◆ COLLECTED DATA:
★ ★ ★ ★
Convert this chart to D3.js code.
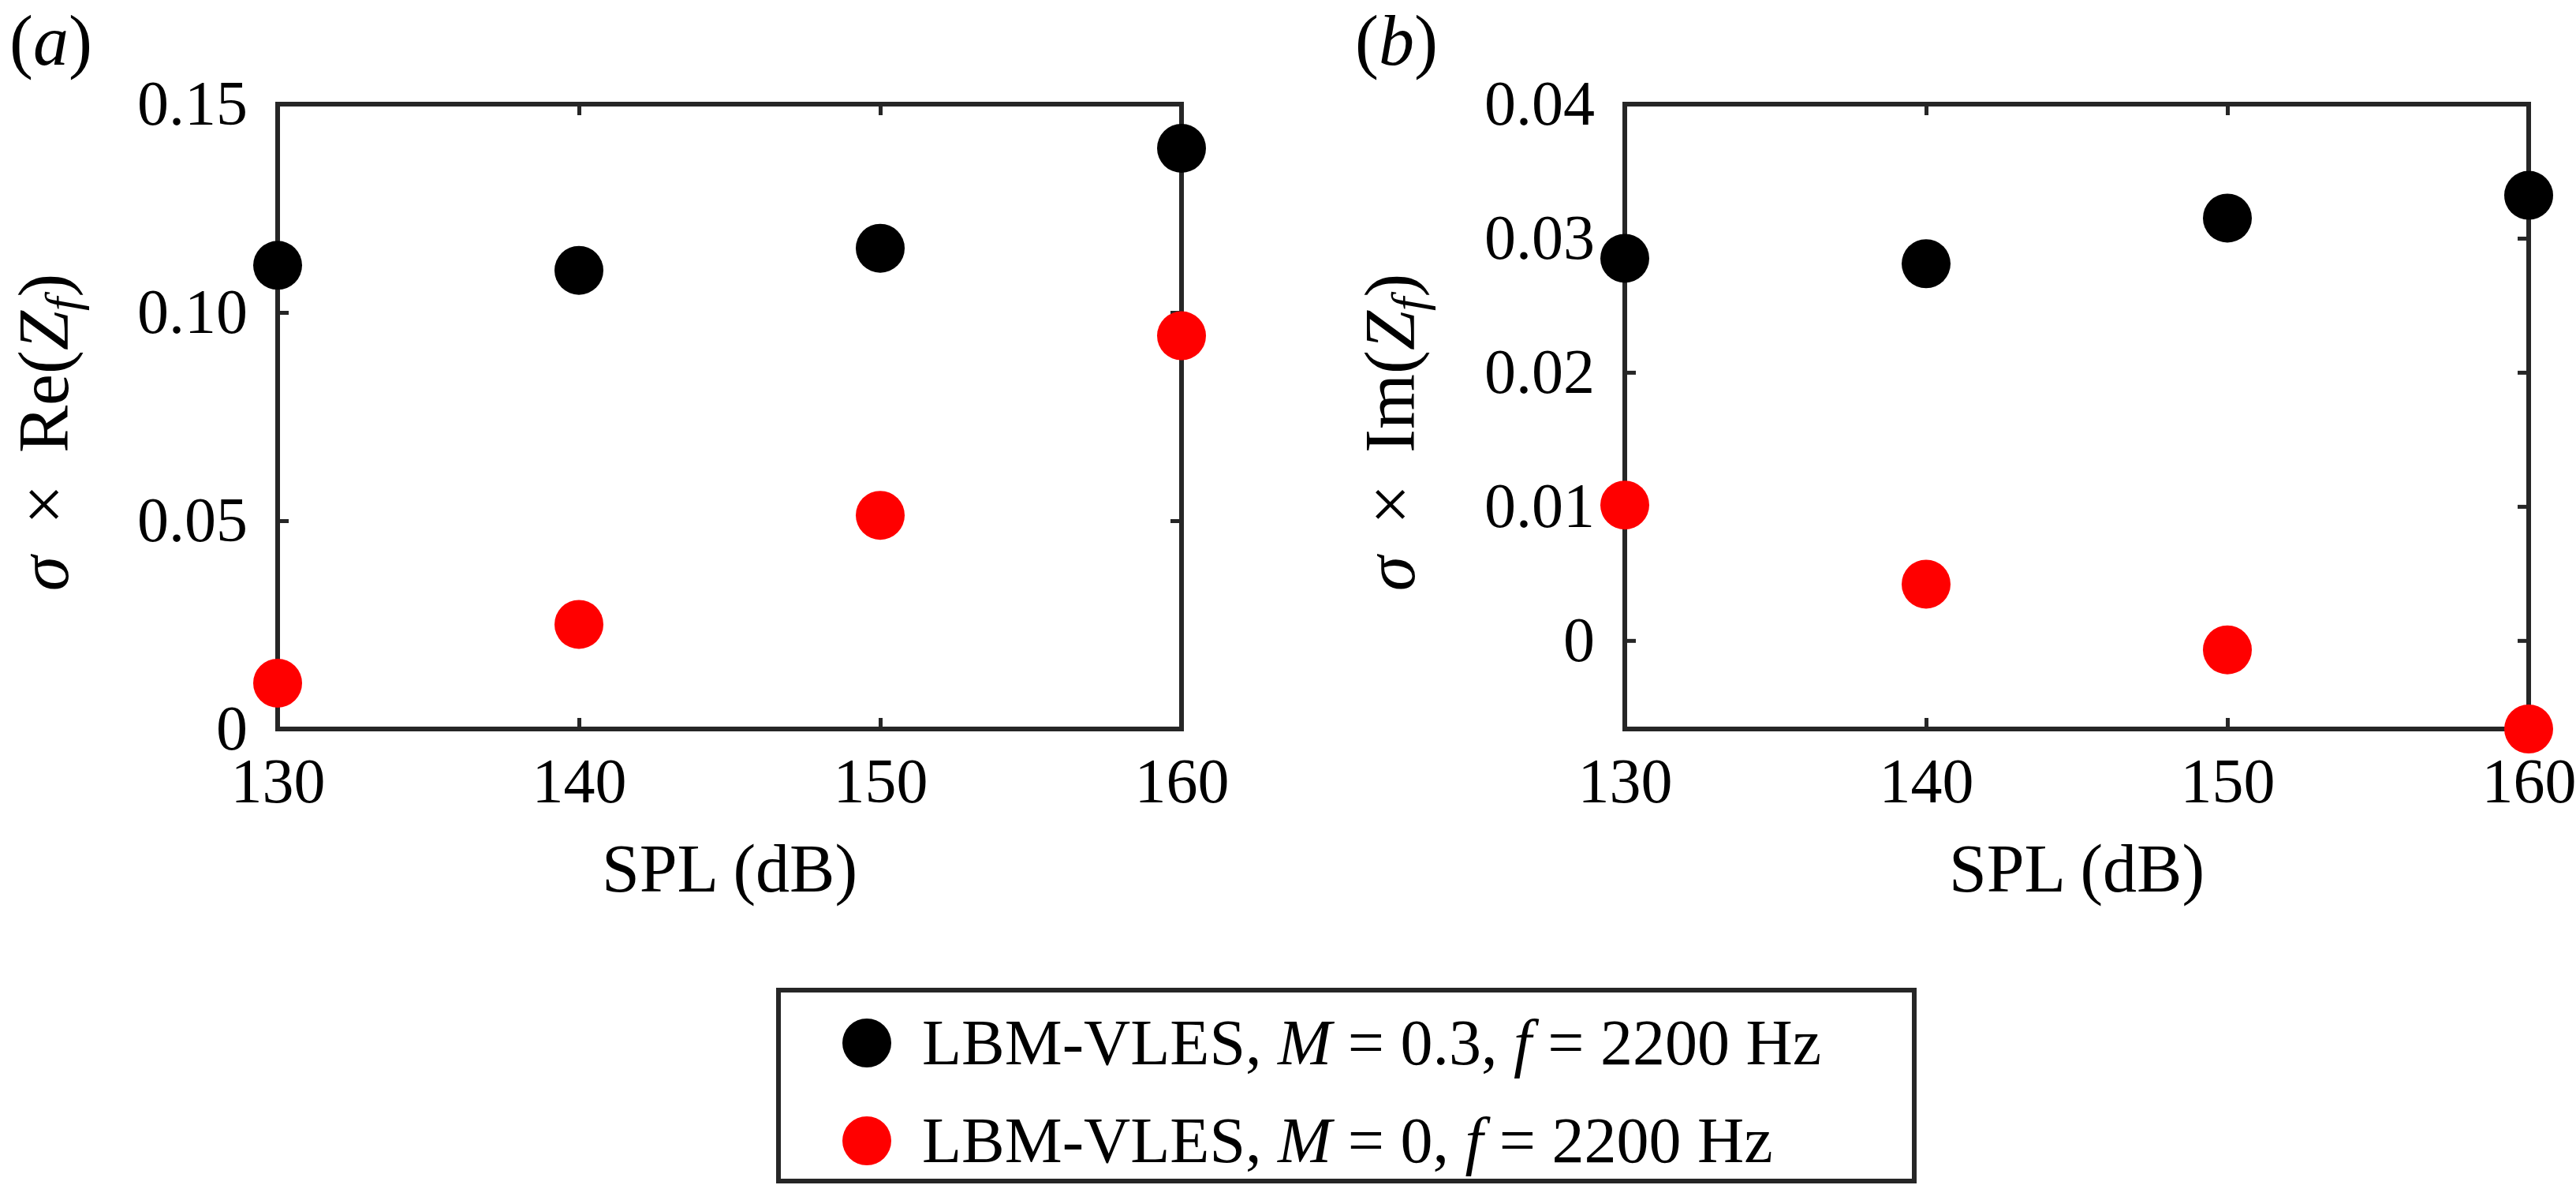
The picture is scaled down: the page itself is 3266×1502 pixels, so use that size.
<!DOCTYPE html>
<html><head><meta charset="utf-8">
<script src="https://cdn.jsdelivr.net/npm/d3@7"></script>
<style>
html,body{margin:0;padding:0;background:#fff;}
svg{display:block;font-family:"Liberation Serif","Times New Roman",serif;}
</style></head>
<body>
<svg id="chart" width="3266" height="1502"></svg>
<script>
// ---- data ----
const spl = [130, 140, 150, 160];
const reBlack = [0.1113, 0.1101, 0.1154, 0.1394];
const reRed = [0.0110, 0.0251, 0.0513, 0.0944];
const imBlack = [0.0285, 0.0281, 0.0315, 0.0332];
const imRed = [0.0101, 0.0042, -0.0007, -0.0066];
const xTicks = [130, 140, 150, 160];
const yTicksA = [0, 0.05, 0.10, 0.15];
const yTickLabelsA = ["0", "0.05", "0.10", "0.15"];
const yTicksB = [0, 0.01, 0.02, 0.03, 0.04];
const yTickLabelsB = ["0", "0.01", "0.02", "0.03", "0.04"];
const legendLabels = [
  [["LBM-VLES, ", false], ["M", true], [" = 0.3, ", false], ["f", true], [" = 2200 Hz", false]],
  [["LBM-VLES, ", false], ["M", true], [" = 0, ", false], ["f", true], [" = 2200 Hz", false]]
];
const seriesColors = ["#000000", "#ff0000"];

const svg = d3.select("#chart");
const axisColor = "#262626";
const R = 31;

function panel(opt) {
  const {x0, x1, y0, y1, yDomain, yTicks, yLabels, black, red, tag, tagX, ylabParts, ylabX} = opt;
  const x = d3.scaleLinear().domain([130, 160]).range([x0, x1]);
  const y = d3.scaleLinear().domain(yDomain).range([y1, y0]);
  const g = svg.append("g");

  g.append("rect").attr("x", x0).attr("y", y0).attr("width", x1 - x0).attr("height", y1 - y0)
    .attr("fill", "none").attr("stroke", axisColor).attr("stroke-width", 6);

  const style = sel => {
    sel.select(".domain").remove();
    sel.selectAll(".tick line").attr("stroke", axisColor).attr("stroke-width", 5);
    sel.selectAll(".tick text").attr("fill", "#000").attr("font-size", 80)
      .attr("font-family", "'Liberation Serif','Times New Roman',serif");
  };
  g.append("g").attr("transform", `translate(0,${y1})`)
    .call(d3.axisBottom(x).tickValues(xTicks).tickFormat(d3.format("d")).tickSize(-14).tickPadding(36)).call(style);
  g.append("g").attr("transform", `translate(0,${y0})`)
    .call(d3.axisTop(x).tickValues(xTicks).tickFormat("").tickSize(-14)).call(style);
  g.append("g").attr("transform", `translate(${x0},0)`)
    .call(d3.axisLeft(y).tickValues(yTicks).tickFormat((d, i) => yLabels[i]).tickSize(-14).tickPadding(38)).call(style);
  g.append("g").attr("transform", `translate(${x1},0)`)
    .call(d3.axisRight(y).tickValues(yTicks).tickFormat("").tickSize(-14)).call(style);

  [black, red].forEach((vals, si) => {
    g.selectAll(null).data(spl.map((s, i) => [s, vals[i]])).enter().append("circle")
      .attr("cx", d => x(d[0])).attr("cy", d => y(d[1])).attr("r", R)
      .attr("fill", seriesColors[si]);
  });

  g.append("text").attr("x", (x0 + x1) / 2).attr("y", 1130).attr("text-anchor", "middle")
    .attr("font-size", 86).text("SPL (dB)");

  const yl = g.append("text").attr("transform", `translate(${ylabX},${(y0 + y1) / 2 + 20}) rotate(-90)`)
    .attr("text-anchor", "middle").attr("font-size", 90);
  ylabParts.forEach(p => {
    const t = yl.append("tspan").text(p[0]);
    if (p[1]) t.attr("font-style", "italic");
    if (p[2]) t.attr("font-size", 62).attr("dy", 14);
    if (p[3]) t.attr("dy", -14);
    if (p[4]) t.attr("dx", p[4]);
  });

  const tg = g.append("text").attr("x", tagX).attr("y", 82).attr("font-size", 90);
  tg.append("tspan").text("(");
  tg.append("tspan").text(tag).attr("font-style", "italic");
  tg.append("tspan").text(")");
}

panel({x0: 352, x1: 1498, y0: 132, y1: 924, yDomain: [0, 0.15], yTicks: yTicksA, yLabels: yTickLabelsA,
  black: reBlack, red: reRed, tag: "a", tagX: 12, ylabX: 86,
  ylabParts: [["σ", true], ["×", false, false, false, 40], ["Re(", false, false, false, 40], ["Z", true], ["f", true, true], [")", false, false, true]]});
panel({x0: 2060, x1: 3206, y0: 132, y1: 924, yDomain: [-0.0066, 0.04], yTicks: yTicksB, yLabels: yTickLabelsB,
  black: imBlack, red: imRed, tag: "b", tagX: 1718, ylabX: 1793,
  ylabParts: [["σ", true], ["×", false, false, false, 40], ["Im(", false, false, false, 40], ["Z", true], ["f", true, true], [")", false, false, true]]});

const lg = svg.append("g");
lg.append("rect").attr("x", 987).attr("y", 1255).attr("width", 2427 - 987).attr("height", 1497 - 1255)
  .attr("fill", "#fff").attr("stroke", axisColor).attr("stroke-width", 6);
const legY = [1322, 1446];
legendLabels.forEach((parts, i) => {
  lg.append("circle").attr("cx", 1099).attr("cy", legY[i]).attr("r", R).attr("fill", seriesColors[i]);
  const t = lg.append("text").attr("x", 1169).attr("y", legY[i] + 27).attr("font-size", 82);
  parts.forEach(p => {
    const s = t.append("tspan").text(p[0]);
    if (p[1]) s.attr("font-style", "italic");
  });
});
</script>
</body></html>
★ ★ ★ ★
◆ TASK DESCRIPTION: Quote in full the listing given above; the images are to be left out.

◆ TASK RESPONSE:
Convert this chart to D3.js code.
The picture is scaled down: the page itself is 3266×1502 pixels, so use that size.
<!DOCTYPE html>
<html><head><meta charset="utf-8">
<script src="https://cdn.jsdelivr.net/npm/d3@7"></script>
<style>
html,body{margin:0;padding:0;background:#fff;}
svg{display:block;font-family:"Liberation Serif","Times New Roman",serif;}
</style></head>
<body>
<svg id="chart" width="3266" height="1502"></svg>
<script>
// ---- data ----
const spl = [130, 140, 150, 160];
const reBlack = [0.1113, 0.1101, 0.1154, 0.1394];
const reRed = [0.0110, 0.0251, 0.0513, 0.0944];
const imBlack = [0.0285, 0.0281, 0.0315, 0.0332];
const imRed = [0.0101, 0.0042, -0.0007, -0.0066];
const xTicks = [130, 140, 150, 160];
const yTicksA = [0, 0.05, 0.10, 0.15];
const yTickLabelsA = ["0", "0.05", "0.10", "0.15"];
const yTicksB = [0, 0.01, 0.02, 0.03, 0.04];
const yTickLabelsB = ["0", "0.01", "0.02", "0.03", "0.04"];
const legendLabels = [
  [["LBM-VLES, ", false], ["M", true], [" = 0.3, ", false], ["f", true], [" = 2200 Hz", false]],
  [["LBM-VLES, ", false], ["M", true], [" = 0, ", false], ["f", true], [" = 2200 Hz", false]]
];
const seriesColors = ["#000000", "#ff0000"];

const svg = d3.select("#chart");
const axisColor = "#262626";
const R = 31;

function panel(opt) {
  const {x0, x1, y0, y1, yDomain, yTicks, yLabels, black, red, tag, tagX, ylabParts, ylabX} = opt;
  const x = d3.scaleLinear().domain([130, 160]).range([x0, x1]);
  const y = d3.scaleLinear().domain(yDomain).range([y1, y0]);
  const g = svg.append("g");

  g.append("rect").attr("x", x0).attr("y", y0).attr("width", x1 - x0).attr("height", y1 - y0)
    .attr("fill", "none").attr("stroke", axisColor).attr("stroke-width", 6);

  const style = sel => {
    sel.select(".domain").remove();
    sel.selectAll(".tick line").attr("stroke", axisColor).attr("stroke-width", 5);
    sel.selectAll(".tick text").attr("fill", "#000").attr("font-size", 80)
      .attr("font-family", "'Liberation Serif','Times New Roman',serif");
  };
  g.append("g").attr("transform", `translate(0,${y1})`)
    .call(d3.axisBottom(x).tickValues(xTicks).tickFormat(d3.format("d")).tickSize(-14).tickPadding(36)).call(style);
  g.append("g").attr("transform", `translate(0,${y0})`)
    .call(d3.axisTop(x).tickValues(xTicks).tickFormat("").tickSize(-14)).call(style);
  g.append("g").attr("transform", `translate(${x0},0)`)
    .call(d3.axisLeft(y).tickValues(yTicks).tickFormat((d, i) => yLabels[i]).tickSize(-14).tickPadding(38)).call(style);
  g.append("g").attr("transform", `translate(${x1},0)`)
    .call(d3.axisRight(y).tickValues(yTicks).tickFormat("").tickSize(-14)).call(style);

  [black, red].forEach((vals, si) => {
    g.selectAll(null).data(spl.map((s, i) => [s, vals[i]])).enter().append("circle")
      .attr("cx", d => x(d[0])).attr("cy", d => y(d[1])).attr("r", R)
      .attr("fill", seriesColors[si]);
  });

  g.append("text").attr("x", (x0 + x1) / 2).attr("y", 1130).attr("text-anchor", "middle")
    .attr("font-size", 86).text("SPL (dB)");

  const yl = g.append("text").attr("transform", `translate(${ylabX},${(y0 + y1) / 2 + 20}) rotate(-90)`)
    .attr("text-anchor", "middle").attr("font-size", 90);
  ylabParts.forEach(p => {
    const t = yl.append("tspan").text(p[0]);
    if (p[1]) t.attr("font-style", "italic");
    if (p[2]) t.attr("font-size", 62).attr("dy", 14);
    if (p[3]) t.attr("dy", -14);
    if (p[4]) t.attr("dx", p[4]);
  });

  const tg = g.append("text").attr("x", tagX).attr("y", 82).attr("font-size", 90);
  tg.append("tspan").text("(");
  tg.append("tspan").text(tag).attr("font-style", "italic");
  tg.append("tspan").text(")");
}

panel({x0: 352, x1: 1498, y0: 132, y1: 924, yDomain: [0, 0.15], yTicks: yTicksA, yLabels: yTickLabelsA,
  black: reBlack, red: reRed, tag: "a", tagX: 12, ylabX: 86,
  ylabParts: [["σ", true], ["×", false, false, false, 40], ["Re(", false, false, false, 40], ["Z", true], ["f", true, true], [")", false, false, true]]});
panel({x0: 2060, x1: 3206, y0: 132, y1: 924, yDomain: [-0.0066, 0.04], yTicks: yTicksB, yLabels: yTickLabelsB,
  black: imBlack, red: imRed, tag: "b", tagX: 1718, ylabX: 1793,
  ylabParts: [["σ", true], ["×", false, false, false, 40], ["Im(", false, false, false, 40], ["Z", true], ["f", true, true], [")", false, false, true]]});

const lg = svg.append("g");
lg.append("rect").attr("x", 987).attr("y", 1255).attr("width", 2427 - 987).attr("height", 1497 - 1255)
  .attr("fill", "#fff").attr("stroke", axisColor).attr("stroke-width", 6);
const legY = [1322, 1446];
legendLabels.forEach((parts, i) => {
  lg.append("circle").attr("cx", 1099).attr("cy", legY[i]).attr("r", R).attr("fill", seriesColors[i]);
  const t = lg.append("text").attr("x", 1169).attr("y", legY[i] + 27).attr("font-size", 82);
  parts.forEach(p => {
    const s = t.append("tspan").text(p[0]);
    if (p[1]) s.attr("font-style", "italic");
  });
});
</script>
</body></html>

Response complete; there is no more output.